Mas, paradoxalmente e sem perceber, por aquele tipo de escolha que fica bem nas planilhas e nas apresentações dos Conselhos de Administração (mas ruins na cidade), acabam investindo também no marketing de criação. Explico: Arquitetura pobre e atributos de qualidade duvidosos, quando não compensados por um ponto espetacular ou por um preço atrativo, fazem com que os departamentos de marketing precisem operar um milagre, e transformar água em vinho.

A missão é árdua, mas acabará sendo compartilhada com o concorrente que insiste na mesma cartilha batida e sem graça, transformando um ponto ruim num novo destino de desejo, ou “repaginando” as selvas de pedra desconectadas das ruas como um grande clube onde todos serão felizes. 

Pode dar certo, pode não dar. Pode dar certo, mas no tempo errado, o que, no negócio de incorporação imobiliária, equivale a dar errado.

As perguntas importantes são: porque não fazer bem feito, com uma Arquitetura de alta qualidade, logo de uma vez? Por que não adaptar o empreendimento às demandas e à realidade do quarteirão? Porque padronizar tanto?

Pode ser preguiça, pode ser baixo capital cultural, ou até mesmo desinteresse e falta de cuidado com o legado que se pretende deixar. Mas pode ser uma coisa ainda mais séria.
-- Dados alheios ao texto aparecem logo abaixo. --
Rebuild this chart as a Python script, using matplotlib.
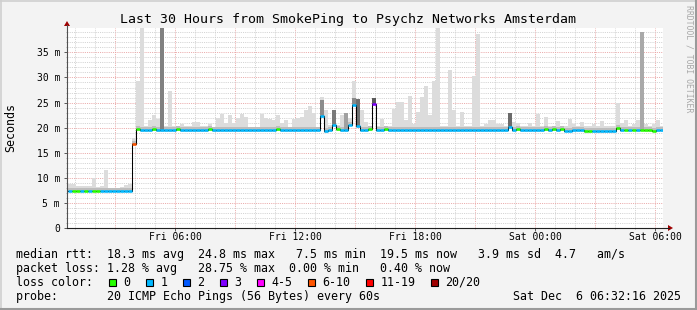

Pode ser que falte à essas Incorporadoras alma, uma “raison d’être”, sua razão de existir, o seu “porquê”, como diria Simon Sinek. 
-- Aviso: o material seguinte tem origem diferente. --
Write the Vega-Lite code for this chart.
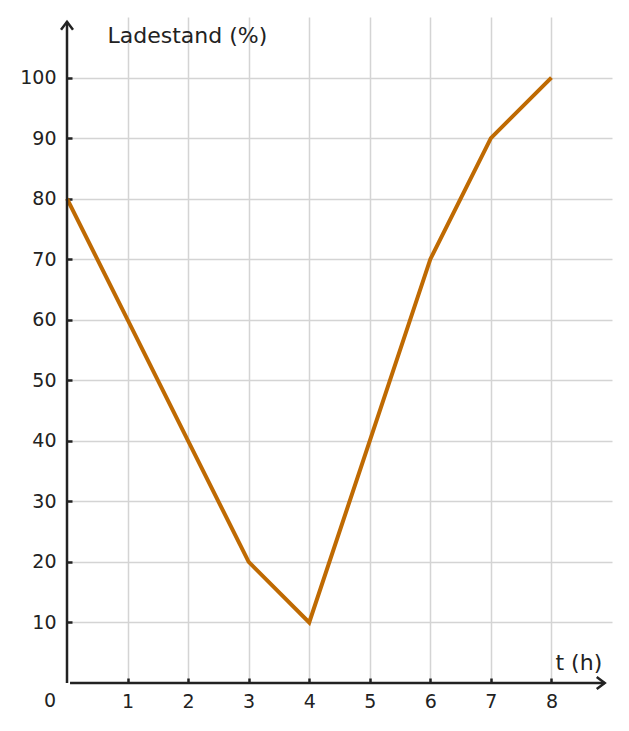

Talvez elas sejam orientadas pelo resultado, apenas, e quanto menos alma, menos propósito e mais orientação à última linha das planilhas, maior o risco de… agredir a última linha da planilha e depender de transformar água em vinho, latão em ouro, arquitetura ruim em objeto do desejo.

E o engraçado (e, ao mesmo tempo, um grande clichê) é que, quanto menos verdade tem um empreendimento, mais tempo e recursos será gasto para alguém (o marketing) tentar construir uma verdade que nem é sua, nem é consistente, e nem de verdade será.

Será apenas marketing.

*Este texto não reflete, necessariamente, a opinião do Caos Planejado.